Without the pictures, output the lines of the material from the very first through the one that holds "(0,0) rectangle (556,483);".

— begin Dataset content —

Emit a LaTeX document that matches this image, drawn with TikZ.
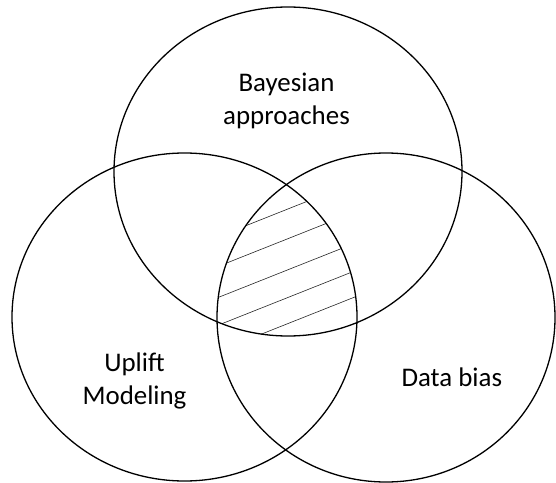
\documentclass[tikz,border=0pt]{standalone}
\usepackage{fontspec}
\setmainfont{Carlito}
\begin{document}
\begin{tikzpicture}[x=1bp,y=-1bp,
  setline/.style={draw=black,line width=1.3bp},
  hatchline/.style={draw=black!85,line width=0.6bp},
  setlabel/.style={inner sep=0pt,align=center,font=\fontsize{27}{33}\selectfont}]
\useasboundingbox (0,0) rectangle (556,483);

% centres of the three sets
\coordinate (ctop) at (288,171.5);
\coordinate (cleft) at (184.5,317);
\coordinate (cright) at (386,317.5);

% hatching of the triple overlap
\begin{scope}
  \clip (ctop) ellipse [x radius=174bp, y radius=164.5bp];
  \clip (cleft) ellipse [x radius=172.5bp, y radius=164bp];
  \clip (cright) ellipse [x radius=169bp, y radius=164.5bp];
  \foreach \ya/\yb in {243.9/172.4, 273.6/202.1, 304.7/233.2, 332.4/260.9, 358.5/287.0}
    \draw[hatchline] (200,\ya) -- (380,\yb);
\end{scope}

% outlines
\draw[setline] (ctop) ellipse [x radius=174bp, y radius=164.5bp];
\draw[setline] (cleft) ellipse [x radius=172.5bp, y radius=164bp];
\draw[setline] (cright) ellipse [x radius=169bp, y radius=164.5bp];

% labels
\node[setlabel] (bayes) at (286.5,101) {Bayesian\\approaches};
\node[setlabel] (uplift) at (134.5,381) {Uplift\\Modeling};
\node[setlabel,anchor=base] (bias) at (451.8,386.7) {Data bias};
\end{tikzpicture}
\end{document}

— end Dataset content —

# Solution for this problem
Emit a LaTeX document that matches this image, drawn with TikZ.
\documentclass[tikz,border=0pt]{standalone}
\usepackage{fontspec}
\setmainfont{Carlito}
\begin{document}
\begin{tikzpicture}[x=1bp,y=-1bp,
  setline/.style={draw=black,line width=1.3bp},
  hatchline/.style={draw=black!85,line width=0.6bp},
  setlabel/.style={inner sep=0pt,align=center,font=\fontsize{27}{33}\selectfont}]
\useasboundingbox (0,0) rectangle (556,483);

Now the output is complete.